- _Required task_:
Transcribe the data in full and exactly, omitting any pictures.

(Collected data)
— Begin —

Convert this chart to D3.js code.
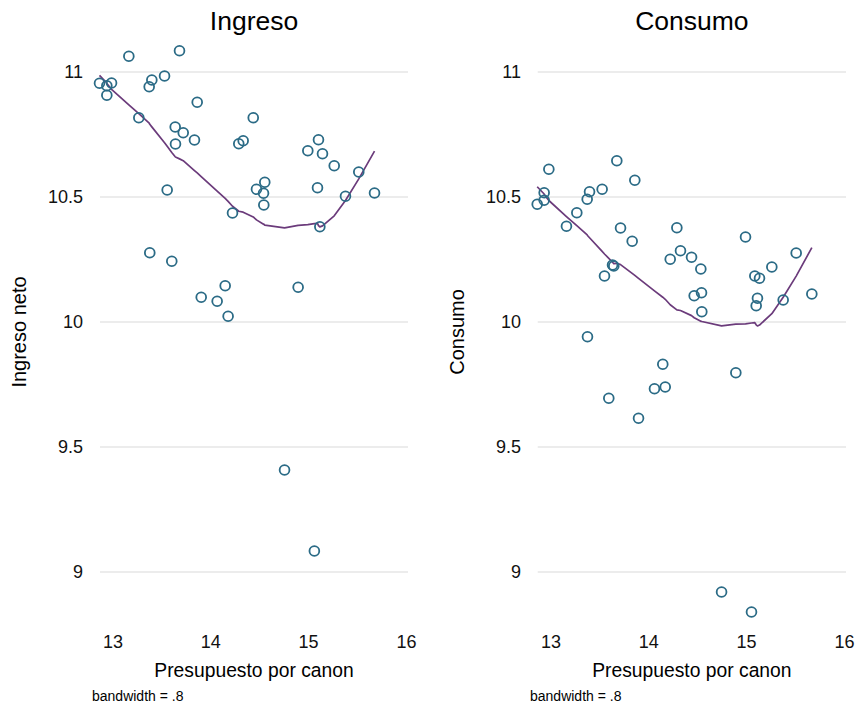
<!DOCTYPE html>
<html>
<head>
<meta charset="utf-8">
<script src="https://cdn.jsdelivr.net/npm/d3@7"></script>
<style>
  html, body { margin: 0; padding: 0; background: #fff; }
  svg { display: block; font-family: "Liberation Sans", Arial, sans-serif; }
</style>
</head>
<body>
<svg id="chart" width="857" height="707"></svg>
<script>
// ---- data ----
const panelTitles = ["Ingreso", "Consumo"];
const yAxisTitles = ["Ingreso neto", "Consumo"];
const xAxisTitle = "Presupuesto por canon";
const noteText = "bandwidth = .8";
const bandwidth = 0.8;
const xTicks = [13, 14, 15, 16];
const yTicks = [9, 9.5, 10, 10.5, 11];

const presupuestoIngreso = [12.862, 12.937, 12.985, 12.937, 13.162, 13.680, 13.397, 13.370, 13.527, 13.861,
  13.264, 13.636, 13.718, 13.639, 13.833, 14.434, 14.286, 14.331, 13.554, 14.467,
  14.552, 14.539, 14.542, 14.222, 14.992, 15.101, 15.142, 15.262, 15.091, 15.513,
  15.377, 15.674, 15.115, 13.376, 13.601, 13.902, 14.065, 14.147, 14.177, 14.893,
  14.754, 15.059];
const ingresoNeto = [10.955, 10.945, 10.956, 10.907, 11.063, 11.085, 10.968, 10.941, 10.984, 10.879,
  10.817, 10.780, 10.757, 10.712, 10.728, 10.817, 10.713, 10.725, 10.528, 10.531,
  10.559, 10.515, 10.468, 10.436, 10.685, 10.729, 10.673, 10.625, 10.537, 10.600,
  10.503, 10.516, 10.381, 10.277, 10.243, 10.099, 10.083, 10.145, 10.023, 10.139,
  9.408, 9.084];

const presupuestoConsumo = [12.859, 12.930, 12.930, 12.978, 13.158, 13.264, 13.370, 13.394, 13.523, 13.673,
  13.857, 13.711, 13.830, 13.629, 13.642, 13.547, 14.287, 14.324, 14.219, 14.437,
  14.532, 14.539, 14.464, 14.542, 14.989, 15.084, 15.132, 15.258, 15.507, 15.111,
  15.098, 15.374, 15.667, 13.373, 14.143, 14.058, 14.168, 13.591, 13.895, 14.890,
  14.744, 15.050];
const consumo = [10.471, 10.517, 10.487, 10.611, 10.383, 10.437, 10.491, 10.521, 10.531, 10.645,
  10.567, 10.376, 10.323, 10.228, 10.224, 10.184, 10.377, 10.285, 10.251, 10.259,
  10.212, 10.117, 10.105, 10.041, 10.340, 10.184, 10.175, 10.220, 10.276, 10.095,
  10.065, 10.088, 10.112, 9.941, 9.831, 9.733, 9.740, 9.695, 9.615, 9.797,
  8.920, 8.840];

// ---- Stata-style lowess (running-line, tricube weights) ----
function lowess(xs, ys, bw) {
  const pts = xs.map((x, i) => ({x, y: ys[i]})).sort((a, b) => a.x - b.x);
  const n = pts.length;
  const k = Math.floor((n * bw - 0.5) / 2);
  return pts.map((p, i) => {
    const lo = Math.max(0, i - k), hi = Math.min(n - 1, i + k);
    const delta = 1.0001 * Math.max(pts[hi].x - p.x, p.x - pts[lo].x);
    let sw = 0, sx = 0, sy = 0;
    const w = [];
    for (let j = lo; j <= hi; j++) {
      const u = Math.abs(pts[j].x - p.x) / delta;
      const wj = u < 1 ? Math.pow(1 - u * u * u, 3) : 0;
      w.push(wj); sw += wj; sx += wj * pts[j].x; sy += wj * pts[j].y;
    }
    const mx = sx / sw, my = sy / sw;
    let sxx = 0, sxy = 0;
    for (let j = lo; j <= hi; j++) {
      const wj = w[j - lo];
      sxx += wj * (pts[j].x - mx) ** 2;
      sxy += wj * (pts[j].x - mx) * (pts[j].y - my);
    }
    const b = sxx > 0 ? sxy / sxx : 0;
    return {x: p.x, y: my + b * (p.x - mx)};
  });
}

// ---- layout ----
const svg = d3.select("#chart");
const panels = [
  {xs: presupuestoIngreso, ys: ingresoNeto, off: 0},
  {xs: presupuestoConsumo, ys: consumo, off: 438}
];
const markerColor = "#2b6b86";
const lineColor = "#6b3b7b";
const textColor = "#111";

panels.forEach((p, idx) => {
  const g = svg.append("g").attr("transform", `translate(${p.off},0)`);
  const x = d3.scaleLinear().domain([13, 16]).range([113, 406.4]);
  const y = d3.scaleLinear().domain([9, 11]).range([572, 72]);
  const left = x(d3.min(p.xs)) + 0.5;
  const right = x(16) + 1.6;

  // grid
  g.selectAll("line.grid").data(yTicks).join("line")
    .attr("x1", left).attr("x2", right)
    .attr("y1", d => y(d)).attr("y2", d => y(d))
    .attr("stroke", "#d9d9d9").attr("stroke-width", 1.1);

  // y tick labels
  g.selectAll("text.ytick").data(yTicks).join("text")
    .attr("x", 83).attr("y", d => y(d)).attr("dy", "0.35em")
    .attr("text-anchor", "end").attr("font-size", 18).attr("fill", textColor)
    .text(d => d3.format("")(d));

  // x tick labels
  g.selectAll("text.xtick").data(xTicks).join("text")
    .attr("x", d => x(d)).attr("y", 648)
    .attr("text-anchor", "middle").attr("font-size", 18).attr("fill", textColor)
    .text(d => d);

  // lowess line
  const fit = lowess(p.xs, p.ys, bandwidth);
  g.append("path").datum(fit)
    .attr("d", d3.line().x(d => x(d.x)).y(d => y(d.y)))
    .attr("fill", "none").attr("stroke", lineColor).attr("stroke-width", 1.7)
    .attr("stroke-linejoin", "round");

  // markers
  g.selectAll("circle.pt").data(p.xs.map((v, i) => [v, p.ys[i]])).join("circle")
    .attr("cx", d => x(d[0])).attr("cy", d => y(d[1])).attr("r", 4.9)
    .attr("fill", "none").attr("stroke", markerColor).attr("stroke-width", 1.8);

  // title
  g.append("text").attr("x", (left + right) / 2).attr("y", 30)
    .attr("text-anchor", "middle").attr("font-size", 26.5).attr("fill", "#000")
    .text(panelTitles[idx]);

  // y axis title
  g.append("text").attr("transform", `translate(25.5,332) rotate(-90)`)
    .attr("text-anchor", "middle").attr("font-size", 20).attr("fill", "#000")
    .text(yAxisTitles[idx]);

  // x axis title
  g.append("text").attr("x", (left + right) / 2).attr("y", 677)
    .attr("text-anchor", "middle").attr("font-size", 19.3).attr("fill", "#000")
    .text(xAxisTitle);

  // note
  g.append("text").attr("x", 92).attr("y", 701)
    .attr("font-size", 14).attr("fill", "#000")
    .text(noteText);
});
</script>
</body>
</html>
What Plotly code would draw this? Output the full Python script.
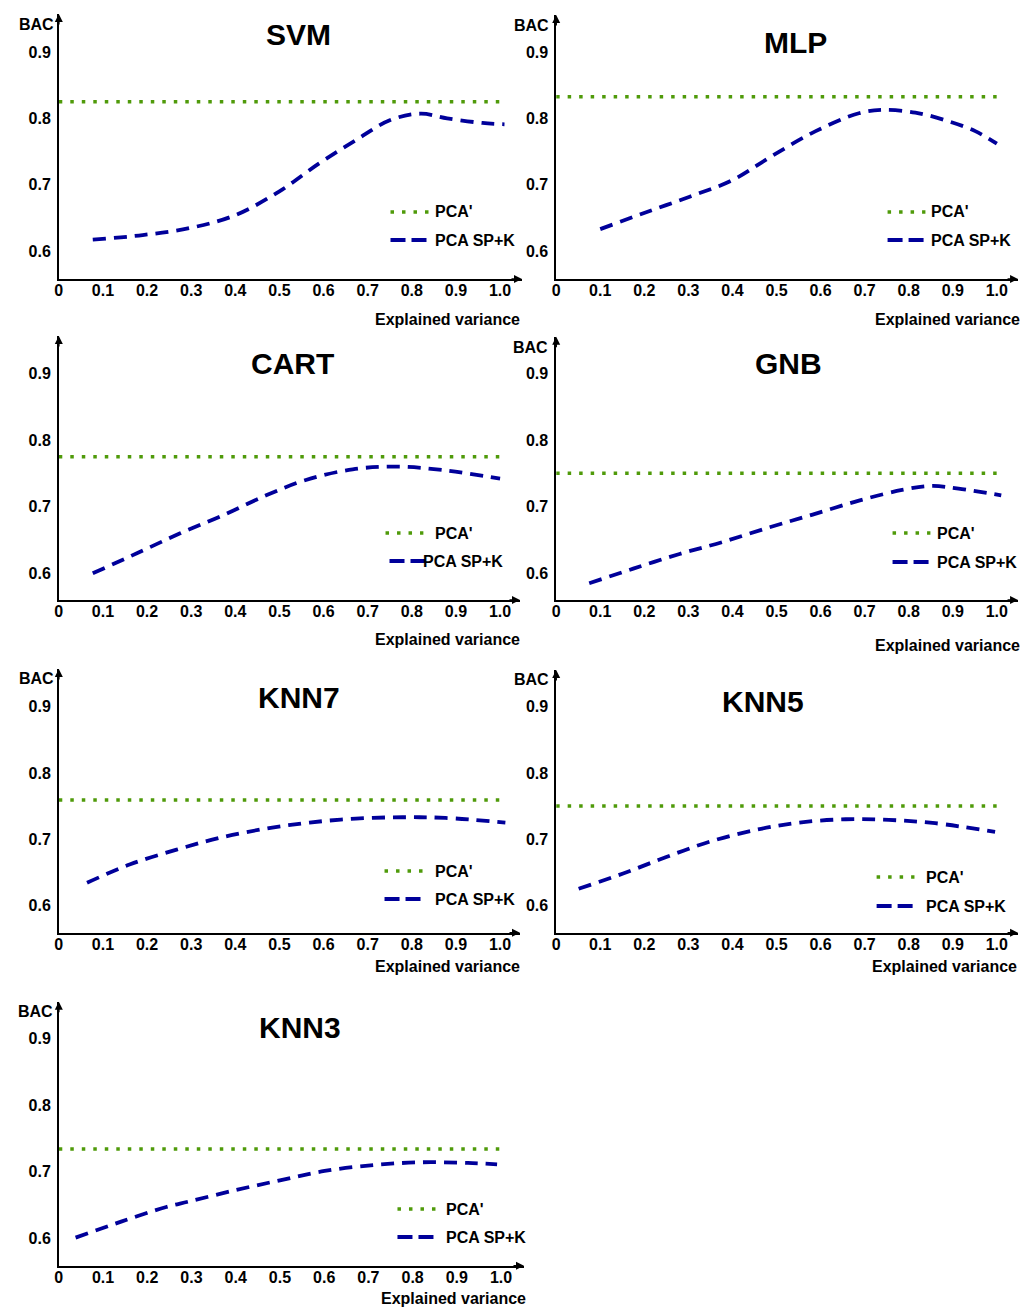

— End —

- _Worked solution_:
Convert this chart to D3.js code.
<!DOCTYPE html>
<html>
<head>
<meta charset="utf-8">
<script src="https://cdn.jsdelivr.net/npm/d3@7"></script>
<style>
  html, body { margin: 0; padding: 0; background: #fff; }
  svg { display: block; font-family: "Liberation Sans", Arial, sans-serif; }
</style>
</head>
<body>
<svg id="chart" width="857" height="707"></svg>
<script>
// ---- data ----
const panelTitles = ["Ingreso", "Consumo"];
const yAxisTitles = ["Ingreso neto", "Consumo"];
const xAxisTitle = "Presupuesto por canon";
const noteText = "bandwidth = .8";
const bandwidth = 0.8;
const xTicks = [13, 14, 15, 16];
const yTicks = [9, 9.5, 10, 10.5, 11];

const presupuestoIngreso = [12.862, 12.937, 12.985, 12.937, 13.162, 13.680, 13.397, 13.370, 13.527, 13.861,
  13.264, 13.636, 13.718, 13.639, 13.833, 14.434, 14.286, 14.331, 13.554, 14.467,
  14.552, 14.539, 14.542, 14.222, 14.992, 15.101, 15.142, 15.262, 15.091, 15.513,
  15.377, 15.674, 15.115, 13.376, 13.601, 13.902, 14.065, 14.147, 14.177, 14.893,
  14.754, 15.059];
const ingresoNeto = [10.955, 10.945, 10.956, 10.907, 11.063, 11.085, 10.968, 10.941, 10.984, 10.879,
  10.817, 10.780, 10.757, 10.712, 10.728, 10.817, 10.713, 10.725, 10.528, 10.531,
  10.559, 10.515, 10.468, 10.436, 10.685, 10.729, 10.673, 10.625, 10.537, 10.600,
  10.503, 10.516, 10.381, 10.277, 10.243, 10.099, 10.083, 10.145, 10.023, 10.139,
  9.408, 9.084];

const presupuestoConsumo = [12.859, 12.930, 12.930, 12.978, 13.158, 13.264, 13.370, 13.394, 13.523, 13.673,
  13.857, 13.711, 13.830, 13.629, 13.642, 13.547, 14.287, 14.324, 14.219, 14.437,
  14.532, 14.539, 14.464, 14.542, 14.989, 15.084, 15.132, 15.258, 15.507, 15.111,
  15.098, 15.374, 15.667, 13.373, 14.143, 14.058, 14.168, 13.591, 13.895, 14.890,
  14.744, 15.050];
const consumo = [10.471, 10.517, 10.487, 10.611, 10.383, 10.437, 10.491, 10.521, 10.531, 10.645,
  10.567, 10.376, 10.323, 10.228, 10.224, 10.184, 10.377, 10.285, 10.251, 10.259,
  10.212, 10.117, 10.105, 10.041, 10.340, 10.184, 10.175, 10.220, 10.276, 10.095,
  10.065, 10.088, 10.112, 9.941, 9.831, 9.733, 9.740, 9.695, 9.615, 9.797,
  8.920, 8.840];

// ---- Stata-style lowess (running-line, tricube weights) ----
function lowess(xs, ys, bw) {
  const pts = xs.map((x, i) => ({x, y: ys[i]})).sort((a, b) => a.x - b.x);
  const n = pts.length;
  const k = Math.floor((n * bw - 0.5) / 2);
  return pts.map((p, i) => {
    const lo = Math.max(0, i - k), hi = Math.min(n - 1, i + k);
    const delta = 1.0001 * Math.max(pts[hi].x - p.x, p.x - pts[lo].x);
    let sw = 0, sx = 0, sy = 0;
    const w = [];
    for (let j = lo; j <= hi; j++) {
      const u = Math.abs(pts[j].x - p.x) / delta;
      const wj = u < 1 ? Math.pow(1 - u * u * u, 3) : 0;
      w.push(wj); sw += wj; sx += wj * pts[j].x; sy += wj * pts[j].y;
    }
    const mx = sx / sw, my = sy / sw;
    let sxx = 0, sxy = 0;
    for (let j = lo; j <= hi; j++) {
      const wj = w[j - lo];
      sxx += wj * (pts[j].x - mx) ** 2;
      sxy += wj * (pts[j].x - mx) * (pts[j].y - my);
    }
    const b = sxx > 0 ? sxy / sxx : 0;
    return {x: p.x, y: my + b * (p.x - mx)};
  });
}

// ---- layout ----
const svg = d3.select("#chart");
const panels = [
  {xs: presupuestoIngreso, ys: ingresoNeto, off: 0},
  {xs: presupuestoConsumo, ys: consumo, off: 438}
];
const markerColor = "#2b6b86";
const lineColor = "#6b3b7b";
const textColor = "#111";

panels.forEach((p, idx) => {
  const g = svg.append("g").attr("transform", `translate(${p.off},0)`);
  const x = d3.scaleLinear().domain([13, 16]).range([113, 406.4]);
  const y = d3.scaleLinear().domain([9, 11]).range([572, 72]);
  const left = x(d3.min(p.xs)) + 0.5;
  const right = x(16) + 1.6;

  // grid
  g.selectAll("line.grid").data(yTicks).join("line")
    .attr("x1", left).attr("x2", right)
    .attr("y1", d => y(d)).attr("y2", d => y(d))
    .attr("stroke", "#d9d9d9").attr("stroke-width", 1.1);

  // y tick labels
  g.selectAll("text.ytick").data(yTicks).join("text")
    .attr("x", 83).attr("y", d => y(d)).attr("dy", "0.35em")
    .attr("text-anchor", "end").attr("font-size", 18).attr("fill", textColor)
    .text(d => d3.format("")(d));

  // x tick labels
  g.selectAll("text.xtick").data(xTicks).join("text")
    .attr("x", d => x(d)).attr("y", 648)
    .attr("text-anchor", "middle").attr("font-size", 18).attr("fill", textColor)
    .text(d => d);

  // lowess line
  const fit = lowess(p.xs, p.ys, bandwidth);
  g.append("path").datum(fit)
    .attr("d", d3.line().x(d => x(d.x)).y(d => y(d.y)))
    .attr("fill", "none").attr("stroke", lineColor).attr("stroke-width", 1.7)
    .attr("stroke-linejoin", "round");

  // markers
  g.selectAll("circle.pt").data(p.xs.map((v, i) => [v, p.ys[i]])).join("circle")
    .attr("cx", d => x(d[0])).attr("cy", d => y(d[1])).attr("r", 4.9)
    .attr("fill", "none").attr("stroke", markerColor).attr("stroke-width", 1.8);

  // title
  g.append("text").attr("x", (left + right) / 2).attr("y", 30)
    .attr("text-anchor", "middle").attr("font-size", 26.5).attr("fill", "#000")
    .text(panelTitles[idx]);

  // y axis title
  g.append("text").attr("transform", `translate(25.5,332) rotate(-90)`)
    .attr("text-anchor", "middle").attr("font-size", 20).attr("fill", "#000")
    .text(yAxisTitles[idx]);

  // x axis title
  g.append("text").attr("x", (left + right) / 2).attr("y", 677)
    .attr("text-anchor", "middle").attr("font-size", 19.3).attr("fill", "#000")
    .text(xAxisTitle);

  // note
  g.append("text").attr("x", 92).attr("y", 701)
    .attr("font-size", 14).attr("fill", "#000")
    .text(noteText);
});
</script>
</body>
</html>
What Plotly code would draw this? Output the full Python script.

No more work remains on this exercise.